Check each line of the records below and collect those holding "this".

» **Source material**:
* begin *

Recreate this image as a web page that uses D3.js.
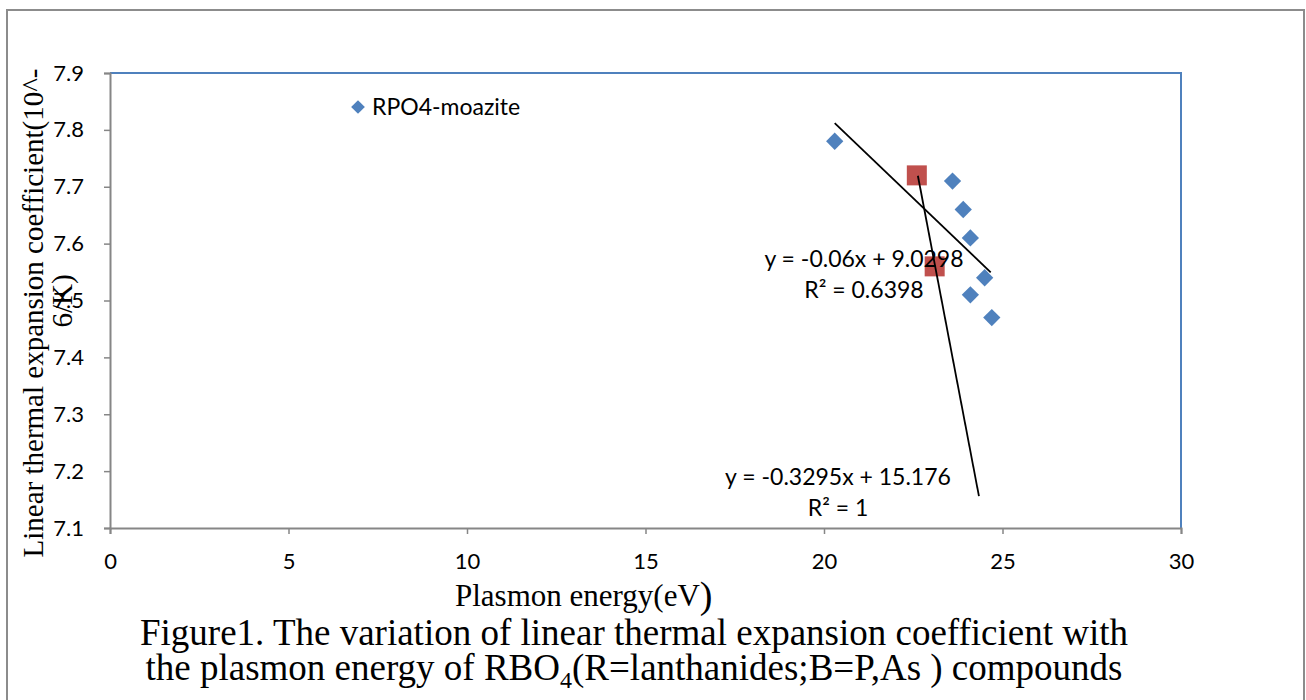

* end *
* begin *

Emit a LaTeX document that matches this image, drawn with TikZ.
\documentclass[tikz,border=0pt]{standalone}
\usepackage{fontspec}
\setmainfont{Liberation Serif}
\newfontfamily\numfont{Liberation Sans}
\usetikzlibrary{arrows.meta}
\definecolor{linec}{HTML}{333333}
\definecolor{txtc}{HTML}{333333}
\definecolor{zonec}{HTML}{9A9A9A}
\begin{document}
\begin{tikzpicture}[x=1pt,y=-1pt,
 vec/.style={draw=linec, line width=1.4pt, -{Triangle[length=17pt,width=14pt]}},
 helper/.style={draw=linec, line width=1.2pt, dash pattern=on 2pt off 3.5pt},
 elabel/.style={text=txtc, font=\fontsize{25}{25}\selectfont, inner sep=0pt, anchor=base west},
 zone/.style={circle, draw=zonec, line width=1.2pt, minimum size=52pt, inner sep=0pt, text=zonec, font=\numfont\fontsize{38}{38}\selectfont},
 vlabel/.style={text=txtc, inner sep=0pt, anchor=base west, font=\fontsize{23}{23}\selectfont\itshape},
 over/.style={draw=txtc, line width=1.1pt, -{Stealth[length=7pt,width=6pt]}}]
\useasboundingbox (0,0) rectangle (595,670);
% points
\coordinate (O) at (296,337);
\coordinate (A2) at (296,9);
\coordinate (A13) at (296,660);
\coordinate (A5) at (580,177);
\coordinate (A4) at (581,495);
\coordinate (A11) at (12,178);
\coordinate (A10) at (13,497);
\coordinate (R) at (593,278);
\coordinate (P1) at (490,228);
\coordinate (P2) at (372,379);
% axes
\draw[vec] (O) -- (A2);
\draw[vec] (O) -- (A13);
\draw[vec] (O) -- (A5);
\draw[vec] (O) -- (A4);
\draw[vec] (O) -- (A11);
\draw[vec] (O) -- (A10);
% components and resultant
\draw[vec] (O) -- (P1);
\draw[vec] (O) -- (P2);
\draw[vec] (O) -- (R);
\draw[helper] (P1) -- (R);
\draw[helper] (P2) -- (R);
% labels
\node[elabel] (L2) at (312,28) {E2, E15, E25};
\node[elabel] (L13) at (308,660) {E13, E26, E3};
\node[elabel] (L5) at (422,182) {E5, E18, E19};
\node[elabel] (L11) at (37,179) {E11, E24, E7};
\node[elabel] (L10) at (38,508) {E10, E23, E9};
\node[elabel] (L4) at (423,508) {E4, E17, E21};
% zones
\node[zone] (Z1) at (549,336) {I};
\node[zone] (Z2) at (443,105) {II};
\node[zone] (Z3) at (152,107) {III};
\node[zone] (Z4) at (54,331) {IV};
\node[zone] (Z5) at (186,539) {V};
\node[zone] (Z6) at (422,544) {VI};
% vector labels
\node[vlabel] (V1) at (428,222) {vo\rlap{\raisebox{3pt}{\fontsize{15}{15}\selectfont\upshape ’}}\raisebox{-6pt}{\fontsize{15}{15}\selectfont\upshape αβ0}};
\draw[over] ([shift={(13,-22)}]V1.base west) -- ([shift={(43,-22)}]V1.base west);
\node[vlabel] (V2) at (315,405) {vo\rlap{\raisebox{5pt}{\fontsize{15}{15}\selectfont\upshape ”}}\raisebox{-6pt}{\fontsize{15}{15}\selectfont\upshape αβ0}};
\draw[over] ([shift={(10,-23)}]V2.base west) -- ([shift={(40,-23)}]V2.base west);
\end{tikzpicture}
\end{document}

* end *

» **Correct answer**:
Recreate this image as a web page that uses D3.js.
Emit a LaTeX document that matches this image, drawn with TikZ.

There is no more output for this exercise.